Actor Nakamura Nakazô I as Ono Sadakurô in “Model for Kana Calligraphy: Treasury of the 47 Loyal Retainers” (“Kanadehon Chûshingura”)
- Date:
- About 1776
- Medium:
- Color woodblock print; bai aiban
- Source:
- Art Institute of Chicago
Description
Katsukawa Shunsho captures Nakamura Nakazo I in the role that made his reputation: Ono Sadakuro in Kanadehon Chushingura ("Model for Kana Calligraphy: Treasury of the 47 Loyal Retainers"). Sadakuro is the dissolute son of a ronin who murders a peasant in Act Five for a small purse of money before being shot, almost as an afterthought, by a wild boar hunter.
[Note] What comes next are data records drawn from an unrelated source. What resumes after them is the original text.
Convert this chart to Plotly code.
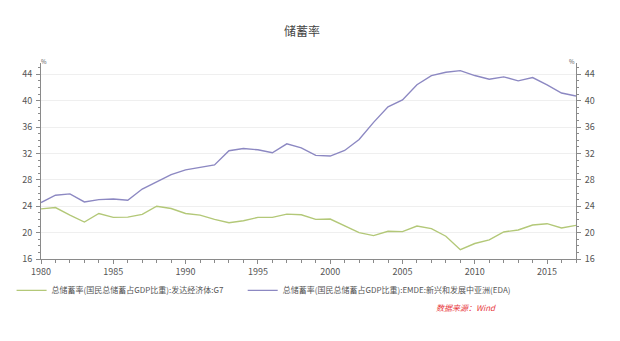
import plotly.graph_objects as go

years = list(range(1980, 2018))
g7 = [23.6, 23.8, 22.65, 21.6, 22.9, 22.3, 22.35, 22.75, 24.0, 23.65,
      22.9, 22.65, 22.0, 21.5, 21.8, 22.3, 22.3, 22.8, 22.7, 22.0,
      22.05, 21.0, 20.0, 19.55, 20.2, 20.15, 21.0, 20.6, 19.45, 17.4,
      18.35, 18.9, 20.1, 20.4, 21.15, 21.35, 20.7, 21.1]
eda = [24.55, 25.67, 25.87, 24.65, 25.0, 25.1, 24.9, 26.6, 27.7, 28.8,
       29.5, 29.9, 30.25, 32.4, 32.75, 32.55, 32.1, 33.45, 32.85, 31.7,
       31.6, 32.45, 34.1, 36.7, 39.05, 40.1, 42.4, 43.8, 44.3, 44.55,
       43.8, 43.25, 43.6, 43.0, 43.5, 42.4, 41.15, 40.7]
name_g7 = "总储蓄率(国民总储蓄占GDP比重):发达经济体:G7"
name_eda = "总储蓄率(国民总储蓄占GDP比重):EMDE:新兴和发展中亚洲(EDA)"
title = "储蓄率"
source = "数据来源：Wind"

GREEN = "#b3c878"
PURPLE = "#8c88c2"
FONT = "Noto Sans CJK SC"

fig = go.Figure()
fig.add_trace(go.Scatter(x=years, y=g7, mode="lines", name=name_g7,
                         line=dict(color=GREEN, width=1.4), legend="legend"))
fig.add_trace(go.Scatter(x=years, y=eda, mode="lines", name=name_eda,
                         line=dict(color=PURPLE, width=1.4), legend="legend2"))
fig.add_trace(go.Scatter(x=years, y=eda, mode="lines", yaxis="y2", opacity=0,
                         showlegend=False, hoverinfo="skip",
                         line=dict(color=PURPLE, width=0.1)))

yr = [16, 45.7]
axcommon = dict(showline=True, linecolor="#8a8a8a", linewidth=1,
                ticks="outside", ticklen=4, tickcolor="#8a8a8a",
                tickfont=dict(size=9, color="#555555", family=FONT))
fig.update_layout(
    width=620, height=341,
    margin=dict(l=33, r=44, t=63, b=82),
    paper_bgcolor="white", plot_bgcolor="white",
    font=dict(family=FONT, color="#444444"),
    title=dict(text=title, x=0.487, xanchor="center", y=0.907, yanchor="middle",
               font=dict(size=12, color="#444444", family=FONT, weight="normal")),
    xaxis=dict(range=[1980, 2017], dtick=5, tick0=1980, showgrid=False,
               zeroline=False,
               minor=dict(dtick=1, ticks="outside", ticklen=3, tickcolor="#8a8a8a"),
               **axcommon),
    yaxis=dict(range=yr, dtick=4, tick0=16, showgrid=True, gridcolor="#efefef",
               gridwidth=1, zeroline=False, ticklabelstandoff=2,
               minor=dict(dtick=1, ticks="outside", ticklen=2, tickcolor="#8a8a8a"),
               **axcommon),
    yaxis2=dict(range=yr, dtick=4, tick0=16, overlaying="y", side="right",
                showgrid=False, zeroline=False, ticklabelstandoff=2,
                minor=dict(dtick=1, ticks="outside", ticklen=2, tickcolor="#8a8a8a"),
                **axcommon),
    legend=dict(x=-0.055, y=-0.16, xanchor="left", yanchor="middle",
                orientation="h", bgcolor="rgba(0,0,0,0)",
                font=dict(size=8, color="#555555", family=FONT)),
    legend2=dict(x=0.377, y=-0.16, xanchor="left", yanchor="middle",
                 orientation="h", bgcolor="rgba(0,0,0,0)",
                 font=dict(size=8, color="#555555", family=FONT)),
    showlegend=True,
)
fig.add_annotation(text="%", xref="paper", yref="paper", x=0.0, y=1.0,
                   xanchor="left", yanchor="bottom", showarrow=False,
                   xshift=-2, yshift=-5,
                   font=dict(size=6, color="#555555"))
fig.add_annotation(text="%", xref="paper", yref="paper", x=1.0, y=1.0,
                   xanchor="right", yanchor="bottom", showarrow=False,
                   xshift=1, yshift=-5,
                   font=dict(size=6, color="#555555"))
fig.add_annotation(text="<i>" + source + "</i>", xref="paper", yref="paper",
                   x=(497 - 33) / 543, y=-0.245, xanchor="right", yanchor="middle",
                   showarrow=False, font=dict(size=8, color="#e8383d", family=FONT))

fig.write_html("out.html")
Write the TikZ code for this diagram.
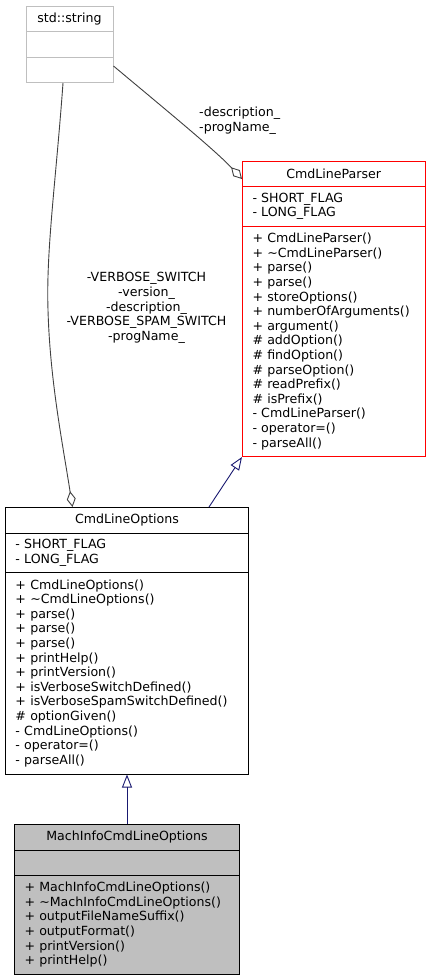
\documentclass[tikz,border=0pt]{standalone}
\usepackage{fontspec}
\setmainfont{DejaVu Sans}
\usetikzlibrary{arrows.meta}
\definecolor{edgegray}{HTML}{404040}
\definecolor{boxgray}{HTML}{BFBFBF}
\definecolor{inhblue}{HTML}{191970}
\tikzset{
  txt/.style={font=\fontsize{12.6}{14.6}\selectfont},
  comp/.style={txt, draw, line width=1pt, anchor=north west, inner ysep=0pt,
    inner xsep=10pt, minimum width=#1, text width=#1-20pt, align=left},
  ttl/.style={txt, draw, line width=1pt, anchor=north west, inner sep=0pt,
    minimum width=#1, align=center},
  aggr/.style={edgegray, line width=0.9pt, -{Diamond[open,length=16pt,width=9pt]}},
  inh/.style={inhblue, line width=0.9pt, -{Triangle[open,length=13pt,width=10pt]}},
  lbl/.style={txt, inner sep=0pt},
}
\newcommand{\tl}{\textasciitilde{}}
\begin{document}
\begin{tikzpicture}[x=1pt,y=-1pt]
\useasboundingbox (0,0) rectangle (430,980);
% std::string
\begin{scope}[every node/.append style={draw=boxgray}]
\node[ttl=87pt, minimum height=25pt] (strT) at (25.5,6) {std::string};
\node[comp=87pt, minimum height=26pt] (strA) at (25.5,31) {};
\node[comp=87pt, minimum height=25pt] (str) at (25.5,57) {};
\end{scope}
% CmdLineParser
\begin{scope}[every node/.append style={draw=red}]
\node[ttl=182.5pt, minimum height=25pt] (parser) at (242,161) {CmdLineParser};
\node[comp=182.5pt, minimum height=40pt] (parserA) at (242,186) {- SHORT\_FLAG\\- LONG\_FLAG};
\node[comp=182.5pt, minimum height=230pt] (parserO) at (242,226) {+ CmdLineParser()\\+ \tl CmdLineParser()\\+ parse()\\+ parse()\\+ storeOptions()\\+ numberOfArguments()\\+ argument()\\\# addOption()\\\# findOption()\\\# parseOption()\\\# readPrefix()\\\# isPrefix()\\- CmdLineParser()\\- operator=()\\- parseAll()};
\end{scope}
% CmdLineOptions
\node[ttl=243pt, minimum height=26pt] (opts) at (5,507) {CmdLineOptions};
\node[comp=243pt, minimum height=39pt] (optsA) at (5,533) {- SHORT\_FLAG\\- LONG\_FLAG};
\node[comp=243pt, minimum height=201.5pt] (optsO) at (5,572) {+ CmdLineOptions()\\+ \tl CmdLineOptions()\\+ parse()\\+ parse()\\+ parse()\\+ printHelp()\\+ printVersion()\\+ isVerboseSwitchDefined()\\+ isVerboseSpamSwitchDefined()\\\# optionGiven()\\- CmdLineOptions()\\- operator=()\\- parseAll()};
% MachInfoCmdLineOptions
\begin{scope}[every node/.append style={fill=boxgray}]
\node[ttl=225pt, minimum height=26pt] (mach) at (14,824) {MachInfoCmdLineOptions};
\node[comp=225pt, minimum height=25pt] (machA) at (14,850) {};
\node[comp=225pt, minimum height=98.5pt] (machO) at (14,875) {+ MachInfoCmdLineOptions()\\+ \tl MachInfoCmdLineOptions()\\+ outputFileNameSuffix()\\+ outputFormat()\\+ printVersion()\\+ printHelp()};
\end{scope}
% edges
\draw[aggr] ([yshift=-9pt]str.north east) .. controls (160,105) and (215,150) .. ([yshift=-18pt]parser.north west);
\draw[aggr] ([xshift=37.5pt]str.south west) .. controls (56,180) and (46,250) .. (48,310) .. controls (50,380) and (62,440) .. ([xshift=67.5pt]opts.north west);
\draw[inh] ([xshift=204pt]opts.north west) -- (parserO.south west);
\draw[inh] (mach.north) -- (optsO.south);
% labels
\node[lbl, anchor=west, align=left] (l1) at (199,120.5) {-description\_\\-progName\_};
\node[lbl, align=center] (l2) at (146.5,308) {-VERBOSE\_SWITCH\\-version\_\\-description\_\\-VERBOSE\_SPAM\_SWITCH\\-progName\_};
\end{tikzpicture}
\end{document}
Nakazo I's rethinking of the role in the 1760s, where he abandoned the broad villain conventions of the past and played Sadakuro as a coldly elegant Edo dandy in a black kimono and broken umbrella, became one of the most famous reinterpretations in kabuki history. Shunsho's print, held by the Art Institute of Chicago, preserves that image: a slim black-clad figure with hair loose around the temples, the rain-soaked silhouette legible against the page. The Katsukawa school's reformed Edo ukiyo-e yakusha-e is the perfect medium for such a performance because Shunsho's particularizing eye records exactly the features and posture by which Nakazo distinguished his Sadakuro from any other actor's. The Chushingura cycle was performed continuously across the Edo period, and Shunsho and his pupils produced a great many actor prints from various productions; this image stands among the most influential, partly because it documents a turning point in the history of kabuki performance and partly because it crystallizes the Katsukawa school's ability to fix a living theatrical moment in print.